Thermochemical Studies of Pyrazolide†
journal contributionposted on 2006-07-13, 00:00 authored by Adam J. Gianola, Takatoshi Ichino, Shuji Kato, Veronica M. Bierbaum, W. Carl Lineberger
The 351.1 nm photoelectron spectrum of 1-pyrazolide anion has been measured. The 1-pyrazolide ion is produced by hydroxide (HO-) deprotonation of pyrazole in a flowing afterglow ion source. The electron affinity (EA) of the 1-pyrazolyl radical has been determined to be 2.938 ± 0.005 eV. The angular dependence of the photoelectrons indicates near-degeneracy of low-lying states of 1-pyrazolyl.

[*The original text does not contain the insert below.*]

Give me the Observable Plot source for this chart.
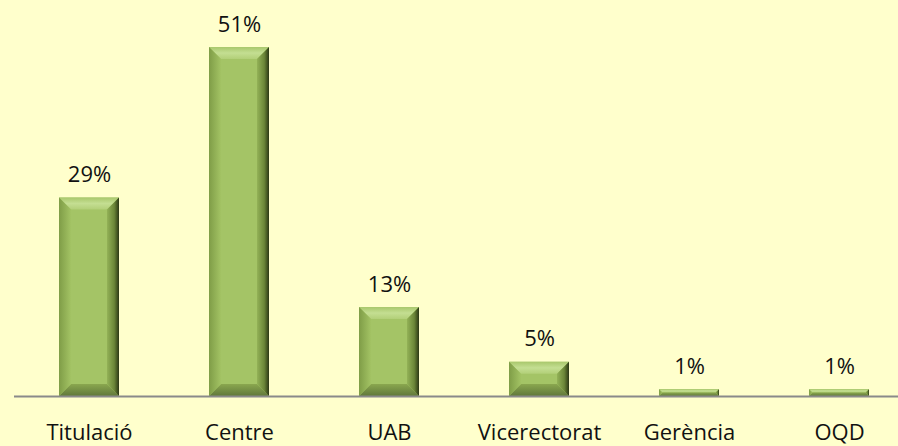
<!DOCTYPE html>
<html>
<head>
<meta charset="utf-8">
<script src="https://cdn.jsdelivr.net/npm/d3@7"></script>
<script src="https://cdn.jsdelivr.net/npm/@observablehq/plot@0.6"></script>
<style>
  html, body { margin: 0; padding: 0; background: #FFFFCC; }
  #chart svg { display: block; }
</style>
</head>
<body>
<div id="chart"></div>
<script>
const categories = ["Titulació", "Centre", "UAB", "Vicerectorat", "Gerència", "OQD"];
const values = [29, 51, 13, 5, 1, 1];
const labels = ["29%", "51%", "13%", "5%", "1%", "1%"];

const data = categories.map((c, i) => ({category: c, value: values[i], label: labels[i]}));

const plot = Plot.plot({
  width: 898,
  height: 446,
  marginLeft: 14,
  marginRight: 0,
  marginTop: 0,
  marginBottom: 50,
  style: {background: "#FFFFCC", fontFamily: "'Open Sans', sans-serif", color: "#111"},
  x: {domain: categories, range: [14, 914], paddingInner: 0.6, paddingOuter: 0.3, label: null},
  y: {domain: [0, 51], range: [396, 47], axis: null},
  marks: [
    Plot.barY(data, {x: "category", y: "value", fill: "#A4C466", className: "bevel-bar"}),
    Plot.ruleY([0], {stroke: "#8a8a8a", strokeWidth: 2}),
    Plot.text(data, {x: "category", y: "value", text: "label", dy: -23, fontSize: 22, fill: "#111"}),
    Plot.axisX({tickSize: 0, tickPadding: 28, fontSize: 22, fill: "#111", label: null})
  ]
});

document.getElementById("chart").appendChild(plot);

// Bevel styling for each bar drawn by Plot
const ns = "http://www.w3.org/2000/svg";
const defs = document.createElementNS(ns, "defs");
defs.innerHTML = `
  <linearGradient id="gTop" x1="0" y1="0" x2="0" y2="1">
    <stop offset="0" stop-color="#a9c86c"/><stop offset="0.5" stop-color="#c4de92"/><stop offset="1" stop-color="#b2cf78"/>
  </linearGradient>
  <linearGradient id="gBottom" x1="0" y1="0" x2="0" y2="1">
    <stop offset="0" stop-color="#8aa74f"/><stop offset="1" stop-color="#61783a"/>
  </linearGradient>
  <linearGradient id="gLeft" x1="0" y1="0" x2="1" y2="0">
    <stop offset="0" stop-color="#7f9d47"/><stop offset="1" stop-color="#a3c364"/>
  </linearGradient>
  <linearGradient id="gRight" x1="0" y1="0" x2="1" y2="0">
    <stop offset="0" stop-color="#93b257"/><stop offset="0.6" stop-color="#6b8638"/><stop offset="1" stop-color="#2c3815"/>
  </linearGradient>`;
plot.insertBefore(defs, plot.firstChild);

plot.querySelectorAll(".bevel-bar rect").forEach(r => {
  const x = +r.getAttribute("x"), y = +r.getAttribute("y");
  const w = +r.getAttribute("width"), h = +r.getAttribute("height");
  const b = Math.min(12, h / 2, w / 2);
  const g = r.parentNode;
  const poly = (pts, fill) => {
    const p = document.createElementNS(ns, "polygon");
    p.setAttribute("points", pts.map(q => q.join(",")).join(" "));
    p.setAttribute("fill", fill);
    g.appendChild(p);
  };
  poly([[x, y], [x + w, y], [x + w - b, y + b], [x + b, y + b]], "url(#gTop)");
  poly([[x, y + h], [x + w, y + h], [x + w - b, y + h - b], [x + b, y + h - b]], "url(#gBottom)");
  poly([[x, y], [x + b, y + b], [x + b, y + h - b], [x, y + h]], "url(#gLeft)");
  poly([[x + w, y], [x + w - b, y + b], [x + w - b, y + h - b], [x + w, y + h]], "url(#gRight)");
});
</script>
</body>
</html>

The vibronic feature of the spectrum suggests significant nonadiabatic effects in these electronic states. The gas phase acidity of pyrazole has been determined using a flowing afterglow-selected ion flow tube; ΔacidG298 = 346.4 ± 0.3 kcal mol-1 and ΔacidH298 = 353.6 ± 0.4 kcal mol-1. The N−H bond dissociation energy (BDE) of pyrazole is derived to be D0(pyrazole, N−H) = 106.4 ± 0.4 kcal mol-1 from the EA and the acidity using a thermochemical cycle. In addition to 1-pyrazolide, the photoelectron spectrum demonstrates that HO- deprotonates pyrazole at the C5 position to generate a minor amount of 5-pyrazolide anion. The photoelectron spectrum of 5-pyrazolide has been successfully reproduced by a Franck−Condon (FC) simulation based on the optimized geometries and the normal modes obtained from B3LYP/6-311++G(d,p) electronic structure calculations. The EA of the 5-pyrazolyl radical is 2.104 ± 0.005 eV. The spectrum exhibits an extensive vibrational progression for an in-plane CCN bending mode, which indicates a substantial difference in the CCN angle between the electronic ground states of 5-pyrazolide and 5-pyrazolyl. Fundamental vibrational frequencies of 890 ± 15, 1110 ± 35, and 1345 ± 30 cm-1 have been assigned for the in-plane CCN bending mode and two in-plane bond-stretching modes, respectively, of X̃ 2A‘ 5-pyrazolyl. The physical properties of the pyrazole system are compared to the isoelectronic systems, pyrrole and imidazole.